### [Task goal]
Of all the lines in the records, how many hold the word "this"? Answer with the number only.

[Charts and diagrams as code]
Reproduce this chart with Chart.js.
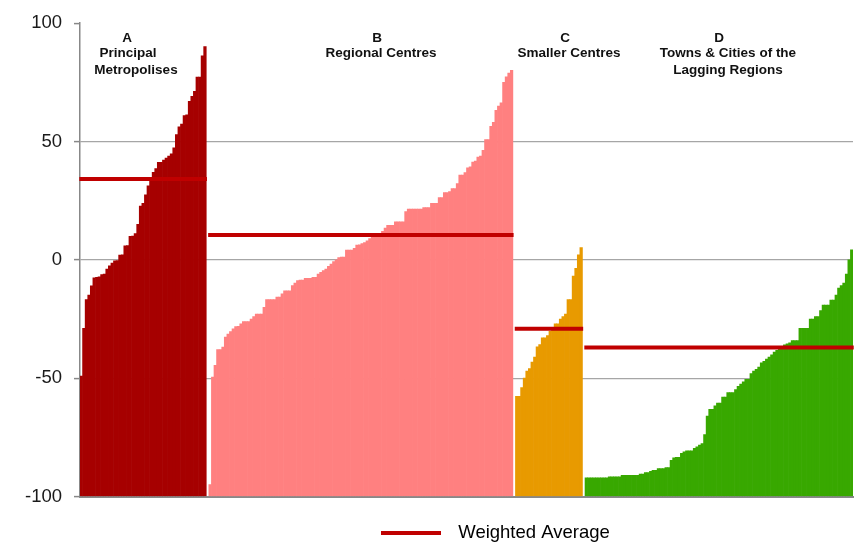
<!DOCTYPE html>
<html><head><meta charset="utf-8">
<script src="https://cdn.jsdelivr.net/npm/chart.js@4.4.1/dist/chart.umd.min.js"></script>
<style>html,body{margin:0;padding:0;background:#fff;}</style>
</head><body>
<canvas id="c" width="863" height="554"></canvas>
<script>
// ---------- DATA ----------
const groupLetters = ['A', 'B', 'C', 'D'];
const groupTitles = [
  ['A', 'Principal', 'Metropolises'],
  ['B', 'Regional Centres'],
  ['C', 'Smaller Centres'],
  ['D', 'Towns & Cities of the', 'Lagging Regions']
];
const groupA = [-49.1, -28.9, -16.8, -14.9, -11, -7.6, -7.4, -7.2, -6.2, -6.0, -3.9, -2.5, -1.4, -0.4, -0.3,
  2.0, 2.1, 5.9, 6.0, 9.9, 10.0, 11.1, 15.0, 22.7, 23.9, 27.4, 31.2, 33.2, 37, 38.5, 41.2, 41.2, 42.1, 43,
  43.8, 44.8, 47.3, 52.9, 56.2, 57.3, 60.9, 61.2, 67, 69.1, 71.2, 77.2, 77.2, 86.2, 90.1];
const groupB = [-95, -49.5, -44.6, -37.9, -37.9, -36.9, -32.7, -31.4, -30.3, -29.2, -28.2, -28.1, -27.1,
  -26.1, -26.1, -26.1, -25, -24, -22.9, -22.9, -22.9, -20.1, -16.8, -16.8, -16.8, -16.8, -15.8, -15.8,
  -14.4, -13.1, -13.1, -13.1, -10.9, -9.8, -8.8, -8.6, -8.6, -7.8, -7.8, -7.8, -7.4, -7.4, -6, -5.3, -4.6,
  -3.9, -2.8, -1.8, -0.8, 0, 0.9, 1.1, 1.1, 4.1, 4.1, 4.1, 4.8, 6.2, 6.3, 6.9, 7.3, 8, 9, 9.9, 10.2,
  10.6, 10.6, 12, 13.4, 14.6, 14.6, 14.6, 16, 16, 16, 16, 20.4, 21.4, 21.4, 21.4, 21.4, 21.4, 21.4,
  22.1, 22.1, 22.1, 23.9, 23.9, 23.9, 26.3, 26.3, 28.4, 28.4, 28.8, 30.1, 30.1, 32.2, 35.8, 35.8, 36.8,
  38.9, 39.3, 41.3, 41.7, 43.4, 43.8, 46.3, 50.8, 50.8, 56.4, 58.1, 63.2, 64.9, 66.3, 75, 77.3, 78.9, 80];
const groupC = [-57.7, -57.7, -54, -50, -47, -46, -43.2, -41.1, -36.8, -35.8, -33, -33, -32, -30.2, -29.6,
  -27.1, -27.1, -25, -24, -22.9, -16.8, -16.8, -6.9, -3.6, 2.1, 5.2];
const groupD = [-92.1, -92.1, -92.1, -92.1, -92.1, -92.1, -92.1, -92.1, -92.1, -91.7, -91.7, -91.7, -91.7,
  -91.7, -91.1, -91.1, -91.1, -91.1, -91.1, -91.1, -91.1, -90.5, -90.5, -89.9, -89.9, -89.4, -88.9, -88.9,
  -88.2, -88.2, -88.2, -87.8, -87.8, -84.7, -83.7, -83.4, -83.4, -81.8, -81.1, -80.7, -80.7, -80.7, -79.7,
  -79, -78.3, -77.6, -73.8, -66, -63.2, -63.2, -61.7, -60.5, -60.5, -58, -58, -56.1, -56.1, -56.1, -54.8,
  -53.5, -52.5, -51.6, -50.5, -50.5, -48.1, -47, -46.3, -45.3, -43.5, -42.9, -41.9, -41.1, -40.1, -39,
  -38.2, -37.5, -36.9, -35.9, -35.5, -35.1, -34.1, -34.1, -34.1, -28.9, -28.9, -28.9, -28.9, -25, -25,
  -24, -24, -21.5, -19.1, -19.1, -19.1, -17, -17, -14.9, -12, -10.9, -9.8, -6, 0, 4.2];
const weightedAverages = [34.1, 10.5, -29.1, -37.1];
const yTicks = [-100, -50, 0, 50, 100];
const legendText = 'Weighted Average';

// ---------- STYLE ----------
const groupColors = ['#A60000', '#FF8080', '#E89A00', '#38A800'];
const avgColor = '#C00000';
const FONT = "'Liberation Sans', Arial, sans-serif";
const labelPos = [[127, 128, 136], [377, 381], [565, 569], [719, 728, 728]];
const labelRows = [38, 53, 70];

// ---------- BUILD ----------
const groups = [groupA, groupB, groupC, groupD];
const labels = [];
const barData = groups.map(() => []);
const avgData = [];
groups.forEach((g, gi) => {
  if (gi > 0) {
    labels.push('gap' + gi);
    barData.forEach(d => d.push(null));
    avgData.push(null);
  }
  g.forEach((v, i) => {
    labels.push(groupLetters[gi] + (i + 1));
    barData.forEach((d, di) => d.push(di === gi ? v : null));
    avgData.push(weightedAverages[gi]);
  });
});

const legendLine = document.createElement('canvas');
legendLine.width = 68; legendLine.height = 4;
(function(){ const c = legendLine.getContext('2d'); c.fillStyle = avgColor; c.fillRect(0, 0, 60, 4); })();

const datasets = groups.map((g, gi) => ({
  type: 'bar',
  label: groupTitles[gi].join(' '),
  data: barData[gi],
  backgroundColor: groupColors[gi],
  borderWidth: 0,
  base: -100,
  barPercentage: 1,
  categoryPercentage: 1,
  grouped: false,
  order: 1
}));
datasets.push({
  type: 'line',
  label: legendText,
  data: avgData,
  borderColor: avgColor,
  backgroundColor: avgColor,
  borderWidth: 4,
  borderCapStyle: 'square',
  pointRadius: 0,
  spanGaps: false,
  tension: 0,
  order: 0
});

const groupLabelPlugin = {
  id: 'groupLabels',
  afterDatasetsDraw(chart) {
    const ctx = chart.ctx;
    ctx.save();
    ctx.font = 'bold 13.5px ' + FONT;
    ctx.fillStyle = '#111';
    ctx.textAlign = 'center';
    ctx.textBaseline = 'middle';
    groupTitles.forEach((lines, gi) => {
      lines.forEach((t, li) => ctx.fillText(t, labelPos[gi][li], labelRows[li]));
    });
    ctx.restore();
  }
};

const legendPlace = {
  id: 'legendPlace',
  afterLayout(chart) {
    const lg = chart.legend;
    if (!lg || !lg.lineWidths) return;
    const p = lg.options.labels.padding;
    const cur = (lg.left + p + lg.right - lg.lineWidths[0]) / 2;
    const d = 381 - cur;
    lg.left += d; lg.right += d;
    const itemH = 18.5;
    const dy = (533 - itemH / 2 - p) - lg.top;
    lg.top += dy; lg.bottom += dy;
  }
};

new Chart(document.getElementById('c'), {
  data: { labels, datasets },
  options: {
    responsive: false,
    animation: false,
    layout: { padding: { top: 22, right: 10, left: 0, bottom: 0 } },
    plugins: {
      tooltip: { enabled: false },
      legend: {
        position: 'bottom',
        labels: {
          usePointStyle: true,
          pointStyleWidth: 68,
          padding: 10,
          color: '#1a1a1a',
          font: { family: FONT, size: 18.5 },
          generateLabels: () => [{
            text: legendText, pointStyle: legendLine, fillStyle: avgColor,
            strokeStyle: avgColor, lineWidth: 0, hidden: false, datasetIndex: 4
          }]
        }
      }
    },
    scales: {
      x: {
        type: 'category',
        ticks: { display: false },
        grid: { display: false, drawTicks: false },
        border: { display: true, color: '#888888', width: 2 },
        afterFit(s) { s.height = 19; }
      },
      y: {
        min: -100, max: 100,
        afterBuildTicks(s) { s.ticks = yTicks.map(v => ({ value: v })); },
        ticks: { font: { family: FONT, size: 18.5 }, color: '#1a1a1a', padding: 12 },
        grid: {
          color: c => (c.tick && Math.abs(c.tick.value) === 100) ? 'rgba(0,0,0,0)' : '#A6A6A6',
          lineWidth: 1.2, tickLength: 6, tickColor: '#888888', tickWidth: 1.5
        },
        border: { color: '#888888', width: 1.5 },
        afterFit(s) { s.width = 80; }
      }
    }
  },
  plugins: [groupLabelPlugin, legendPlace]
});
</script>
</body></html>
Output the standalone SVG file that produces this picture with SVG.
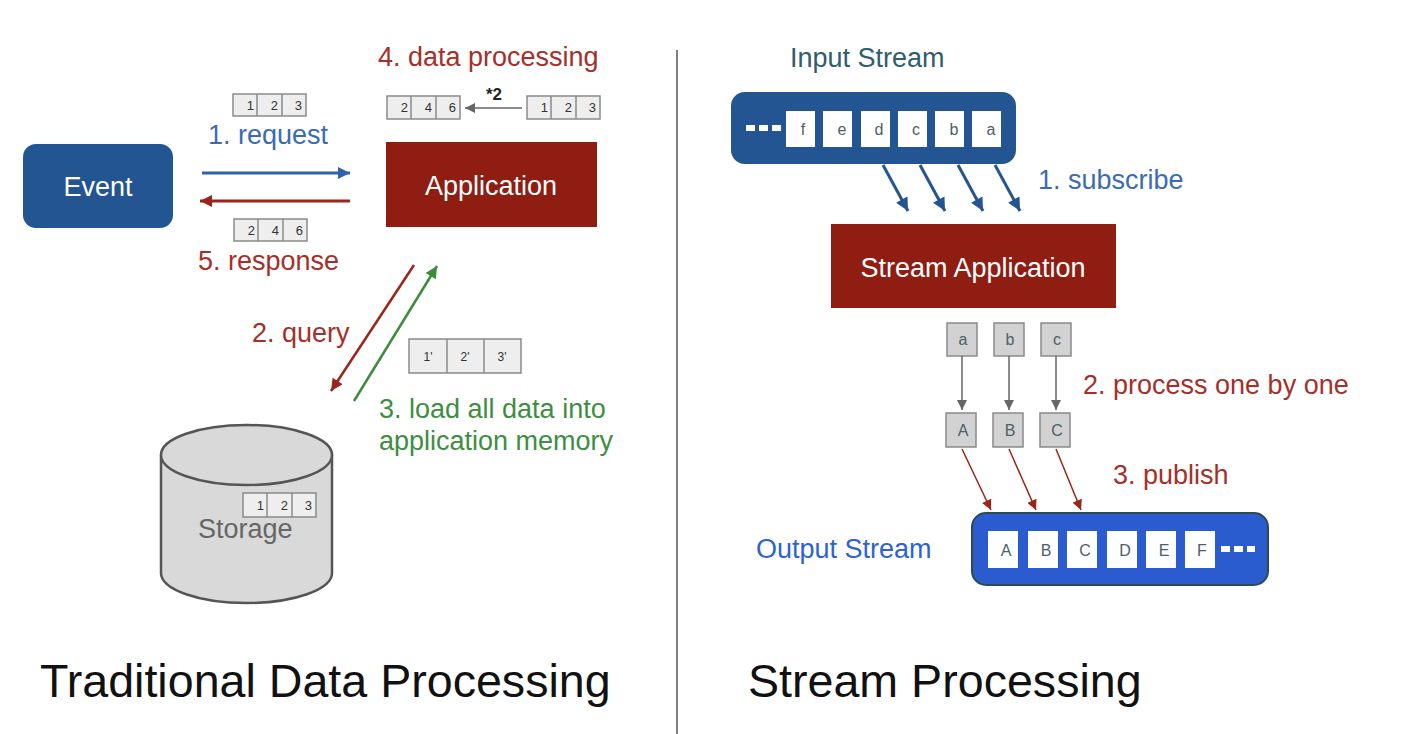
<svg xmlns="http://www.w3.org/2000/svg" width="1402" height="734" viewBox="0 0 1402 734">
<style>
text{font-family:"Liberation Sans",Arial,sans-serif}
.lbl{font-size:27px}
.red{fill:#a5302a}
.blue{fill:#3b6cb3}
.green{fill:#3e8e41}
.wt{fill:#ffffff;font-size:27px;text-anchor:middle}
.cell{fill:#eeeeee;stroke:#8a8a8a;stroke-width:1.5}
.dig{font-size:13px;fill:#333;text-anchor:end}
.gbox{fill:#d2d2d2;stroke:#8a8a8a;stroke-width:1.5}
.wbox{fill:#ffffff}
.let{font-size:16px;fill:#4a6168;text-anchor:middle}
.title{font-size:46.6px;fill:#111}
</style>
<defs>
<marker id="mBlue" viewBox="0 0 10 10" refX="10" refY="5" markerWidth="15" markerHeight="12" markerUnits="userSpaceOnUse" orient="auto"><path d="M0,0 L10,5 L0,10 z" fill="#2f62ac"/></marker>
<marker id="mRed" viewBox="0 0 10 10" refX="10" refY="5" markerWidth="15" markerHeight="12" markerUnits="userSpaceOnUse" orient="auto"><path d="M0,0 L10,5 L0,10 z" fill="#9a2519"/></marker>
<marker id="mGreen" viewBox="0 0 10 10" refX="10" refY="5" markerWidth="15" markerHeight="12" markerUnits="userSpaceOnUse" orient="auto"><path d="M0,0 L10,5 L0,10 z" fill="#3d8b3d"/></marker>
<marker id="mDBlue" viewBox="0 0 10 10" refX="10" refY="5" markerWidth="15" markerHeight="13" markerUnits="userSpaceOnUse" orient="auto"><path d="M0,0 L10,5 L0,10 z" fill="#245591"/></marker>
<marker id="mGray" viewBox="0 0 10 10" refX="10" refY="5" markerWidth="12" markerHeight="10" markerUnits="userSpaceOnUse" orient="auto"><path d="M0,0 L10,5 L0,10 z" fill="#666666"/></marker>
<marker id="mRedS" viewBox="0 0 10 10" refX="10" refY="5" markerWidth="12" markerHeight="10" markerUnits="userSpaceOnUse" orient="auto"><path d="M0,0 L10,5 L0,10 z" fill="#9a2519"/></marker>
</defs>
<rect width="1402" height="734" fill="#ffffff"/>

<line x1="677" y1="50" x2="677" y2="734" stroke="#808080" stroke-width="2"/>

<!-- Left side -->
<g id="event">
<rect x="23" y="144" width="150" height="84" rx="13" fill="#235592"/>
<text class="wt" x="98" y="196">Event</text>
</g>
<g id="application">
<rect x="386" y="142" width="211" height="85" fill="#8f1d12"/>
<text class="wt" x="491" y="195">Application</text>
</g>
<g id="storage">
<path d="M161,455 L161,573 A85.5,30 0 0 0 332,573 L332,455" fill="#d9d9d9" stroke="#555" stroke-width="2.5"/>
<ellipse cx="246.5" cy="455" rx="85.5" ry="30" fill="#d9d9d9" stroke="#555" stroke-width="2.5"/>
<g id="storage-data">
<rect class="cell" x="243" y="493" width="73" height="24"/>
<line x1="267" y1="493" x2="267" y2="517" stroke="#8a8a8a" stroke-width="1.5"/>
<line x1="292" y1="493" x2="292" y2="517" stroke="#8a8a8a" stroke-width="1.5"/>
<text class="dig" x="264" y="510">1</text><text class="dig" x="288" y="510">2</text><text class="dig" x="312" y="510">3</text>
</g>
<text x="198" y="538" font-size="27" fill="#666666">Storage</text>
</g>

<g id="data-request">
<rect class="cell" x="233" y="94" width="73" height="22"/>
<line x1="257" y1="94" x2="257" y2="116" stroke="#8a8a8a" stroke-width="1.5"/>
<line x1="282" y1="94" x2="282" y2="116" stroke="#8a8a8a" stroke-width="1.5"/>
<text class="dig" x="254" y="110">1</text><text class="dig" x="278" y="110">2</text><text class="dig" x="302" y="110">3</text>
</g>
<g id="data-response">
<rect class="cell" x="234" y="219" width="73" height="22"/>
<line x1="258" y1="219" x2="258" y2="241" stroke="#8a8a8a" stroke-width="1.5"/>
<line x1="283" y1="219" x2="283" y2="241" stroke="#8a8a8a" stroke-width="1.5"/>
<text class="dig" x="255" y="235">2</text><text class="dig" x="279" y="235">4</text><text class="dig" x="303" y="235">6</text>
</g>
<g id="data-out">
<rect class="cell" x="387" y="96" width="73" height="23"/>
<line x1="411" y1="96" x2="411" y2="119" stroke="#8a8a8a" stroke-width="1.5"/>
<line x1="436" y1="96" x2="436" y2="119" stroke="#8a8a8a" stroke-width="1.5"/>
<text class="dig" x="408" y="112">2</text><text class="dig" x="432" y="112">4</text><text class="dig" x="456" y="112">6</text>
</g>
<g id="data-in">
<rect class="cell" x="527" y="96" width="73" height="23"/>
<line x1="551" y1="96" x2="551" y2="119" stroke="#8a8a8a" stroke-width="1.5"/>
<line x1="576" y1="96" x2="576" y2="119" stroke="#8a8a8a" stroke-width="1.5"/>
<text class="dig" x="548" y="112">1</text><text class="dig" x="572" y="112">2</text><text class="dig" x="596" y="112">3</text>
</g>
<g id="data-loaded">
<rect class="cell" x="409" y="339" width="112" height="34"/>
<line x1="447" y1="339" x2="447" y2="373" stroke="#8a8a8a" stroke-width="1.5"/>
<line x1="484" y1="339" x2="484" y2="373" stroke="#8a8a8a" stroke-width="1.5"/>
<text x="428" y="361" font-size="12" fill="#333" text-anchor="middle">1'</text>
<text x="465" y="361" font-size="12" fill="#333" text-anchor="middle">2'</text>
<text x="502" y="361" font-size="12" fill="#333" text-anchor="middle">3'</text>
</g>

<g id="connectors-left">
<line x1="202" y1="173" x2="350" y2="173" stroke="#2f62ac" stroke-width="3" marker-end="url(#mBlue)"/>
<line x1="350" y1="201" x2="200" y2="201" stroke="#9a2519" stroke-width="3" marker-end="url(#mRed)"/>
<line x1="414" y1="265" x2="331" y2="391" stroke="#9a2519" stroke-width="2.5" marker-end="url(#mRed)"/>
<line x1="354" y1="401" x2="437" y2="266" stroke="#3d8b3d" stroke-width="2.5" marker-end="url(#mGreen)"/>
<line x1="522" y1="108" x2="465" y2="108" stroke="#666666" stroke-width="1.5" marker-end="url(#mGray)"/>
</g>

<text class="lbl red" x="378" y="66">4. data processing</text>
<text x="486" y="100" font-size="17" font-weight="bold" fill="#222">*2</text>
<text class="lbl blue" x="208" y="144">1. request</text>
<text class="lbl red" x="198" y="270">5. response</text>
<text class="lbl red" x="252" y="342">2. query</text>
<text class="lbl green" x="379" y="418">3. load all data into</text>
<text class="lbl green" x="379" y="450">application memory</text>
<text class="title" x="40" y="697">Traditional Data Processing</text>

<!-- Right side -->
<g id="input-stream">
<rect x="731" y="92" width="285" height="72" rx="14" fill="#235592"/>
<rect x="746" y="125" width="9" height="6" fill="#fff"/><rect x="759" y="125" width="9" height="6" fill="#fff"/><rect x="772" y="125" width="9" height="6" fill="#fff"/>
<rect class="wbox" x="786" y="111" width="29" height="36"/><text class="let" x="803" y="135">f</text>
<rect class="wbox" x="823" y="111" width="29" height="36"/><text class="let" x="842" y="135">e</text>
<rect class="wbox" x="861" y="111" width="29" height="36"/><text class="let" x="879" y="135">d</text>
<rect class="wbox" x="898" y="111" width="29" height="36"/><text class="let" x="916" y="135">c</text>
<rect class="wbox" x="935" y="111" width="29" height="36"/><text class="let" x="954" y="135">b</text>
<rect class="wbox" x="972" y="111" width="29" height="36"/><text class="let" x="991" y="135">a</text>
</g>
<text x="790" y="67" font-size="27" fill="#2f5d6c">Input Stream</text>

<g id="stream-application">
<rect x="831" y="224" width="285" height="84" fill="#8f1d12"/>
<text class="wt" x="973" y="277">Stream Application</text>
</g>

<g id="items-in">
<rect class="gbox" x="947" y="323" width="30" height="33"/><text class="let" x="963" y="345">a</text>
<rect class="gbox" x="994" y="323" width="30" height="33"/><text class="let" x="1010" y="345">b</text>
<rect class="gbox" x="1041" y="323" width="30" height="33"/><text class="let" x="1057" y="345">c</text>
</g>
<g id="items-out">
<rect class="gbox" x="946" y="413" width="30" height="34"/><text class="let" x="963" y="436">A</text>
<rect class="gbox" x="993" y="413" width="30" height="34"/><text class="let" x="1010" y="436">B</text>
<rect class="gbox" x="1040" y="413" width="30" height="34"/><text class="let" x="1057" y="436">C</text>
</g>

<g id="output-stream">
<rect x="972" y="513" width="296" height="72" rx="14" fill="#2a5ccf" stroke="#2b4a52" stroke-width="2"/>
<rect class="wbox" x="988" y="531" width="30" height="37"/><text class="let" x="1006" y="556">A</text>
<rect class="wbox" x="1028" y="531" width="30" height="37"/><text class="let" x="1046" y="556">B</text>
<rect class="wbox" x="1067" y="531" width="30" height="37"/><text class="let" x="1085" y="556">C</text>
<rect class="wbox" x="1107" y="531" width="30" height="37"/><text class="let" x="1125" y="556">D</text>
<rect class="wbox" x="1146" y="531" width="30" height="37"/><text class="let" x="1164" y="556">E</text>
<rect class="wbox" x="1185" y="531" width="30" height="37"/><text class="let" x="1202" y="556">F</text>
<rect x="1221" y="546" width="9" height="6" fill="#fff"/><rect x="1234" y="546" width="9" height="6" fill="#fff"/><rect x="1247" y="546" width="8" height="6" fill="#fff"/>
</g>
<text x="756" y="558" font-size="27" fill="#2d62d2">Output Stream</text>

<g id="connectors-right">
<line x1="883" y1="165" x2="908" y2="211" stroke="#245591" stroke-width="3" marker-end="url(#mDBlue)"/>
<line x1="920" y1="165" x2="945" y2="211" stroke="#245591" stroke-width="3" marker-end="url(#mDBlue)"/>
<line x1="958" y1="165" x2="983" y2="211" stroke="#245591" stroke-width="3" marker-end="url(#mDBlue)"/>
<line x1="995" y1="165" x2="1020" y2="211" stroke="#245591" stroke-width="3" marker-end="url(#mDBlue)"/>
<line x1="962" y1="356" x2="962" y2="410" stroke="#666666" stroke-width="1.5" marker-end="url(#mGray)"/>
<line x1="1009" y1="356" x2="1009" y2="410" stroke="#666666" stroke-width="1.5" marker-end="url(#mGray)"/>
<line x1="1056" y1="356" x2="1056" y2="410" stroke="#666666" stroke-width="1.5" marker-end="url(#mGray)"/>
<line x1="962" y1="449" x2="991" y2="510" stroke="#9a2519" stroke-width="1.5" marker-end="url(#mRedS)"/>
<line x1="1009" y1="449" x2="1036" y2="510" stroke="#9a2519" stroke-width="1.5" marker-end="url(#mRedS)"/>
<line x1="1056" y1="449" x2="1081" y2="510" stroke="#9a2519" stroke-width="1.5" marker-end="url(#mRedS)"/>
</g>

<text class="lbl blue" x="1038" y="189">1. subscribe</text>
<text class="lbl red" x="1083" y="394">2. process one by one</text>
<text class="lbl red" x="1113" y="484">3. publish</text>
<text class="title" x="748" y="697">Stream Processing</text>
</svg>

### [The output]
2